◆ Data section
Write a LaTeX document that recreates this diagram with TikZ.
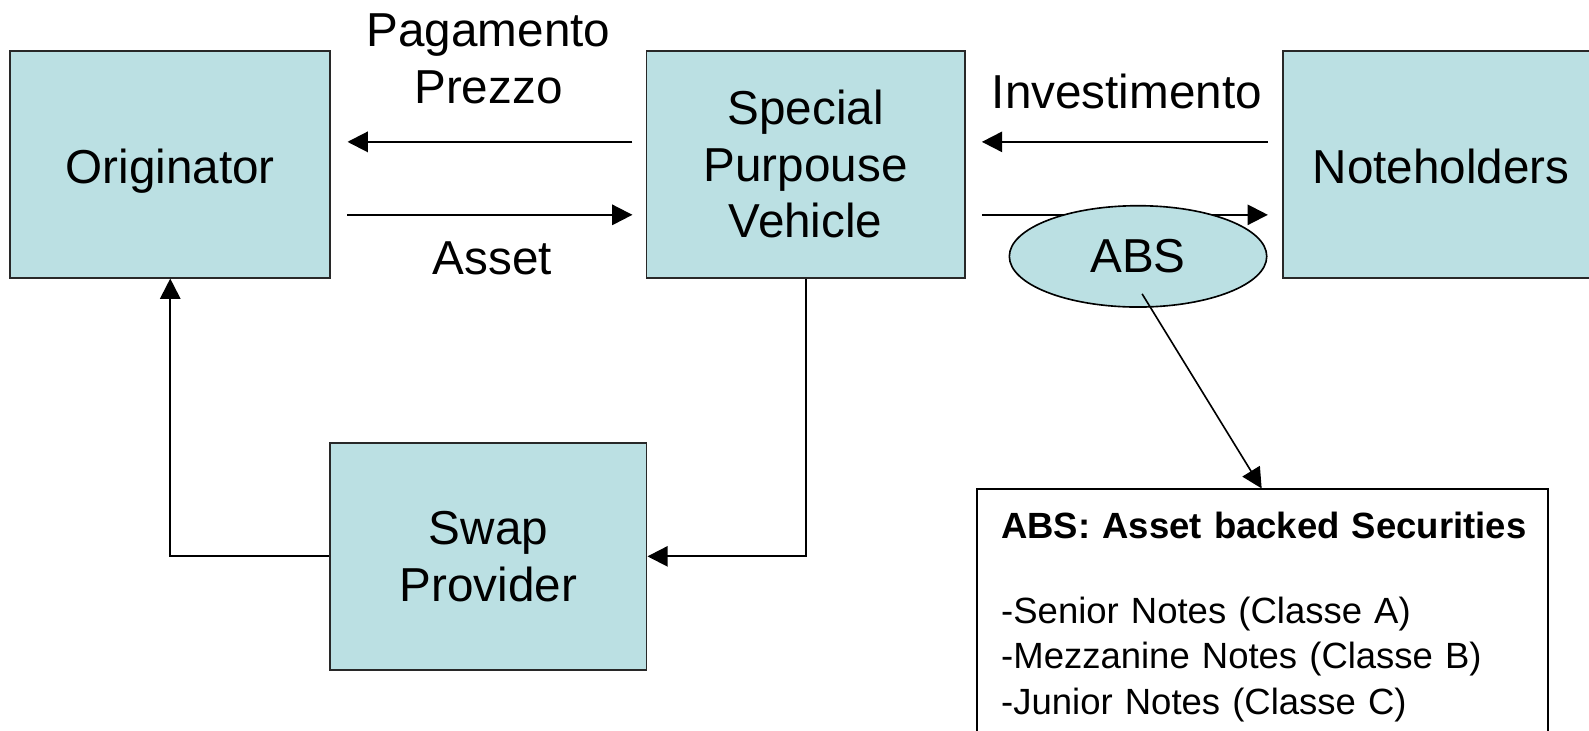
\documentclass[tikz,border=0pt]{standalone}
\usepackage{fontspec}
\setmainfont{Liberation Sans}
\usetikzlibrary{arrows.meta,shapes.geometric}
\definecolor{boxfill}{RGB}{187,224,227}
\definecolor{boxline}{RGB}{40,40,40}
\tikzset{
  bigtxt/.style={font=\fontsize{23.5}{28}\selectfont, align=center},
  entity/.style={draw=boxline, line width=0.9pt, fill=boxfill, rectangle, inner sep=0pt, bigtxt},
  arr/.style={-{Triangle[length=10pt,width=10pt]}, line width=1pt},
  lbl/.style={bigtxt, inner sep=0pt},
}
\begin{document}
\begin{tikzpicture}[x=0.5pt,y=-0.5pt]
\useasboundingbox (0,0) rectangle (1568,720.4);
\clip (0,0) rectangle (1568,720.4);
\fill[white] (0,0) rectangle (1568,720.4);
% boxes
\node[entity, minimum width=158pt, minimum height=112pt, text height=19pt, text depth=0pt] (orig) at (168,162) {Originator};
\node[entity, minimum width=157pt, minimum height=112pt] (spv) at (795,162) {Special\\Purpouse\\Vehicle};
\node[entity, minimum width=167pt, minimum height=112pt] (noteh) at (1433,162) {};
\node[lbl] (notehtxt) at (1422,164) {Noteholders};
\node[entity, minimum width=156pt, minimum height=112pt] (swap) at (482,549) {Swap\\Provider};
% labels
\node[lbl] (pag) at (482,58) {Pagamento\\Prezzo};
\node[lbl] (asset) at (486,255) {Asset};
\node[lbl] (inv) at (1112,90) {Investimento};
% arrows between top boxes
\draw[arr] ([xshift=-6.5pt,yshift=11pt]spv.west) -- ([xshift=8pt,yshift=11pt]orig.east);
\draw[arr] ([xshift=8pt,yshift=-25pt]orig.east) -- ([xshift=-6.5pt,yshift=-25pt]spv.west);
\draw[arr] ([xshift=-7pt,yshift=11pt]noteh.west) -- ([xshift=8pt,yshift=11pt]spv.east);
\draw[arr] ([xshift=8pt,yshift=-25pt]spv.east) -- ([xshift=-7pt,yshift=-25pt]noteh.west);
% ABS ellipse
\node[ellipse, draw=black, line width=0.8pt, fill=boxfill, minimum width=127pt, minimum height=50pt, inner sep=0pt, bigtxt] (abs) at (1123,253) {ABS};
% swap connectors
\draw[arr] (spv.south) |- (swap.east);
\draw[arr] (swap.west) -| (orig.south);
% note box
\node[draw=black, line width=1pt, fill=white, anchor=north west, inner xsep=12pt, inner ysep=11pt, text width=258pt, align=left, font=\fontsize{18}{22.5}\selectfont] (note) at (963,482)
 {\mbox{\textbf{ABS: Asset backed Securities}}\\[19.5pt]-Senior Notes (Classe A)\\-Mezzanine Notes (Classe B)\\-Junior Notes (Classe C)};
\coordinate (absfoot) at (1127,290);
\coordinate (notetop) at ([xshift=141pt]note.north west);
\draw[arr, line width=0.8pt] (absfoot) -- (notetop);
\end{tikzpicture}
\end{document}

◆ Task brief
Write out the data precisely as given, excluding the pictures.

◆ Solution for this problem
Write a LaTeX document that recreates this diagram with TikZ.
\documentclass[tikz,border=0pt]{standalone}
\usepackage{fontspec}
\setmainfont{Liberation Sans}
\usetikzlibrary{arrows.meta,shapes.geometric}
\definecolor{boxfill}{RGB}{187,224,227}
\definecolor{boxline}{RGB}{40,40,40}
\tikzset{
  bigtxt/.style={font=\fontsize{23.5}{28}\selectfont, align=center},
  entity/.style={draw=boxline, line width=0.9pt, fill=boxfill, rectangle, inner sep=0pt, bigtxt},
  arr/.style={-{Triangle[length=10pt,width=10pt]}, line width=1pt},
  lbl/.style={bigtxt, inner sep=0pt},
}
\begin{document}
\begin{tikzpicture}[x=0.5pt,y=-0.5pt]
\useasboundingbox (0,0) rectangle (1568,720.4);
\clip (0,0) rectangle (1568,720.4);
\fill[white] (0,0) rectangle (1568,720.4);
% boxes
\node[entity, minimum width=158pt, minimum height=112pt, text height=19pt, text depth=0pt] (orig) at (168,162) {Originator};
\node[entity, minimum width=157pt, minimum height=112pt] (spv) at (795,162) {Special\\Purpouse\\Vehicle};
\node[entity, minimum width=167pt, minimum height=112pt] (noteh) at (1433,162) {};
\node[lbl] (notehtxt) at (1422,164) {Noteholders};
\node[entity, minimum width=156pt, minimum height=112pt] (swap) at (482,549) {Swap\\Provider};
% labels
\node[lbl] (pag) at (482,58) {Pagamento\\Prezzo};
\node[lbl] (asset) at (486,255) {Asset};
\node[lbl] (inv) at (1112,90) {Investimento};
% arrows between top boxes
\draw[arr] ([xshift=-6.5pt,yshift=11pt]spv.west) -- ([xshift=8pt,yshift=11pt]orig.east);
\draw[arr] ([xshift=8pt,yshift=-25pt]orig.east) -- ([xshift=-6.5pt,yshift=-25pt]spv.west);
\draw[arr] ([xshift=-7pt,yshift=11pt]noteh.west) -- ([xshift=8pt,yshift=11pt]spv.east);
\draw[arr] ([xshift=8pt,yshift=-25pt]spv.east) -- ([xshift=-7pt,yshift=-25pt]noteh.west);
% ABS ellipse
\node[ellipse, draw=black, line width=0.8pt, fill=boxfill, minimum width=127pt, minimum height=50pt, inner sep=0pt, bigtxt] (abs) at (1123,253) {ABS};
% swap connectors
\draw[arr] (spv.south) |- (swap.east);
\draw[arr] (swap.west) -| (orig.south);
% note box
\node[draw=black, line width=1pt, fill=white, anchor=north west, inner xsep=12pt, inner ysep=11pt, text width=258pt, align=left, font=\fontsize{18}{22.5}\selectfont] (note) at (963,482)
 {\mbox{\textbf{ABS: Asset backed Securities}}\\[19.5pt]-Senior Notes (Classe A)\\-Mezzanine Notes (Classe B)\\-Junior Notes (Classe C)};
\coordinate (absfoot) at (1127,290);
\coordinate (notetop) at ([xshift=141pt]note.north west);
\draw[arr, line width=0.8pt] (absfoot) -- (notetop);
\end{tikzpicture}
\end{document}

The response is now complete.